It is not uncommon for people who talk to an estate planning attorney to ask questions about the reading of the will. After all, all of us have seen countless television shows and movies where attorneys gather together family members of a deceased person to read the terms of that person’s last will and testament. This reading of the will is often an opportunity for dramatic turns in the plot, but it is, unfortunately, almost entirely a fictional device.
To put it simply, if you craft a last will and testament in the state of North Carolina, or anywhere else, there will almost certainly not be a reading of the will at any point.
Modern Probate and Last Wills and Testaments
Probate is the legal process that applies to the property left behind by deceased people. The probate process is designed to account for all the property left behind by those who have died and make sure it is transferred to its rightful new owners. These owners can be family members, creditors, or other inheritors. All states have their own set of probate laws, but the probate process is generally the same regardless of where you live.
The process starts after a person dies. Once this happens, someone will have to notify the local probate court of the death and ask the court to open a new probate case. Once opened, the court will have to appoint someone to manage the estate. That person is typically known as an executor, personal representative, or estate administrator.

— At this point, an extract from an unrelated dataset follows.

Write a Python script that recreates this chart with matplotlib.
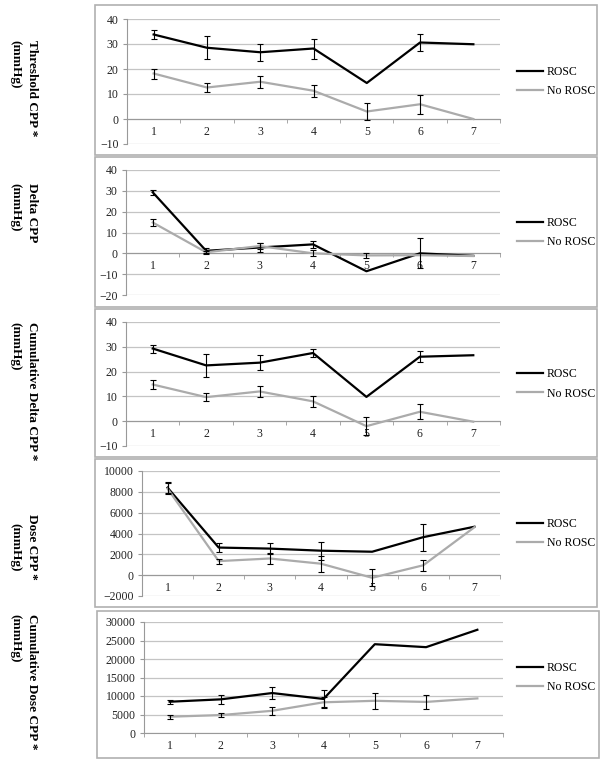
import numpy as np
import matplotlib
matplotlib.use('Agg')
import matplotlib.pyplot as plt
from matplotlib.patches import Rectangle

plt.rcParams['font.family'] = ['Liberation Serif', 'DejaVu Serif']

W, H = 604, 767
x = [1, 2, 3, 4, 5, 6, 7]
xlabels = ['1', '2', '3', '4', '5', '6', '7']
nan = np.nan

# panel 1: threshold CPP
thr_rosc = [33.8, 28.5, 26.7, 28.2, 14.4, 30.6, 29.9]
thr_rosc_err = [1.7, 4.6, 3.3, 4.0, nan, 3.5, nan]
thr_no = [18.2, 12.6, 14.9, 11.3, 3.0, 5.9, 0.0]
thr_no_err = [2.0, 1.8, 2.5, 2.4, 3.4, 3.9, nan]

# panel 2: delta CPP
dlt_rosc = [29.3, 1.2, 2.8, 4.3, -8.6, 0.0, -1.2]
dlt_rosc_err = [1.3, 1.2, 2.0, 1.6, nan, 7.2, nan]
dlt_no = [14.8, 0.5, 3.5, 0.0, -1.0, -0.9, -1.3]
dlt_no_err = [1.8, 0.8, 1.5, 1.5, 1.2, nan, nan]

# panel 3: cumulative delta CPP
cdl_rosc = [29.3, 22.5, 23.6, 27.5, 9.8, 26.0, 26.6]
cdl_rosc_err = [1.6, 4.6, 3.0, 1.6, nan, 2.3, nan]
cdl_no = [14.8, 9.7, 12.0, 8.0, -2.0, 3.8, -0.2]
cdl_no_err = [1.9, 1.7, 2.1, 2.3, 3.7, 3.0, nan]

# panel 4: dose CPP
dos_rosc = [8400, 2650, 2550, 2350, 2250, 3650, 4650]
dos_rosc_err = [500, 450, 500, 850, nan, 1300, nan]
dos_no = [8300, 1350, 1600, 1100, -250, 950, 4600]
dos_no_err = [550, 250, 550, 750, 800, 550, nan]

# panel 5: cumulative dose CPP
cds_rosc = [8450, 9100, 10800, 9200, 24000, 23200, 27900]
cds_rosc_err = [600, 1300, 1700, 2400, nan, nan, nan]
cds_no = [4400, 4850, 6000, 8300, 8700, 8400, 9350]
cds_no_err = [500, 550, 1100, 1400, 2100, 1900, nan]

panels = [
    # data, ylim, step, axes px (left, right, top, bottom), label, label y, align, box px
    (thr_rosc, thr_rosc_err, thr_no, thr_no_err, (-10, 40), 10,
     (127, 500, 19, 144), 'Threshold CPP *\n(mmHg)', 40, 'left', (95, 597, 5, 155)),
    (dlt_rosc, dlt_rosc_err, dlt_no, dlt_no_err, (-20, 40), 10,
     (126, 500, 170, 295), 'Delta CPP\n(mmHg)', 183, 'left', (95, 597, 157, 307)),
    (cdl_rosc, cdl_rosc_err, cdl_no, cdl_no_err, (-10, 40), 10,
     (126, 500, 322, 446), 'Cumulative Delta CPP *\n(mmHg)', 322, 'left', (95, 597, 309, 457)),
    (dos_rosc, dos_rosc_err, dos_no, dos_no_err, (-2000, 10000), 2000,
     (142, 500, 471, 596), 'Dose CPP *\n(mmHg)', 547, 'center', (95, 597, 459, 607)),
    (cds_rosc, cds_rosc_err, cds_no, cds_no_err, (0, 30000), 5000,
     (144, 503, 622, 733), 'Cumulative Dose CPP *\n(mmHg)', 614, 'left', (97, 599, 611, 758)),
]

fig = plt.figure(figsize=(W / 100, H / 100), dpi=100)

for (r, re, n, ne, ylim, step, (l, rgt, t, b), lab, ly, al, (bl, br, bt, bb)) in panels:
    # chart area border
    fig.patches.append(Rectangle((bl / W, 1 - bb / H), (br - bl) / W, (bb - bt) / H,
                                 transform=fig.transFigure, fill=False,
                                 edgecolor='#b0b0b0', linewidth=1.2))
    ax = fig.add_axes([l / W, 1 - b / H, (rgt - l) / W, (b - t) / H])
    ax.set_xlim(0.5, 7.5)
    ax.set_ylim(*ylim)
    ax.set_yticks(np.arange(ylim[0], ylim[1] + step, step))
    ax.grid(axis='y', color='#c4c4c4', linewidth=0.9)
    ax.set_axisbelow(True)
    for s in ['top', 'right']:
        ax.spines[s].set_visible(False)
    ax.spines['left'].set_color('#999999')
    ax.spines['bottom'].set_color('#999999')
    ax.spines['bottom'].set_position(('data', 0))
    ax.set_xticks(x)
    ax.set_xticklabels(xlabels)
    ax.set_xticks(np.arange(0.5, 8, 1), minor=True)
    ax.tick_params(axis='x', which='major', length=0, pad=5, labelsize=8.5, labelcolor='#222222')
    ax.tick_params(axis='x', which='minor', length=3, color='#999999', direction='out')
    ax.tick_params(axis='y', length=3, color='#999999', labelsize=8.5, labelcolor='#222222', pad=3)

    ax.plot(x, r, color='black', linewidth=1.6, label='ROSC', zorder=3)
    ax.plot(x, n, color='#ababab', linewidth=1.6, label='No ROSC', zorder=3)
    for vals, errs in [(r, re), (n, ne)]:
        v = np.array(vals, dtype=float)
        e = np.array(errs, dtype=float)
        m = np.isfinite(e)
        ax.errorbar(np.array(x)[m], v[m], yerr=e[m], fmt='none', ecolor='black',
                    elinewidth=0.8, capsize=2.5, capthick=0.8, zorder=4)

    ax.legend(loc='center left', bbox_to_anchor=((517 - l) / (rgt - l), 0.5),
              frameon=False, fontsize=8.5, handlelength=2.2, handletextpad=0.3,
              borderpad=0, borderaxespad=0, labelspacing=0.6)

    fig.text(24 / W, 1 - ly / H, lab, rotation=-90, ha='center',
             va='center' if al == 'center' else 'top', multialignment=al,
             fontsize=9.5, fontweight='bold', linespacing=1.5)

fig.savefig('out.png', dpi=100)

Regardless of the title, is the administrator’s duty to make sure the estate property is protected until new owners can be identified. The process in which an administrator collects all of the estate properties, notifies potential new owners that the estate has been opened, and begins the process of distributing the property is generally known as the ‘settling of the estate.’ If the deceased left behind a last will and testament, that document will be submitted before the court, and the court will have to determine if it is legally valid. If there is no will, the administrator will distribute property on the basis of state inheritance laws.
Modern Probate and Reading of the Will
Even though our discussion of the probate process was necessarily brief, you will notice that we made no mention of a reading of the will. That’s because North Carolina does not require there be any kind of public reading of the will at all, nor does any other state.
Probate cases are matters of public record, and any will left behind by a deceased person will become part of that record. This means that anyone who wishes can simply inspect the will whenever he or she likes.
Readings of the will, though they might appear dramatic, are simply not part of the modern probate process.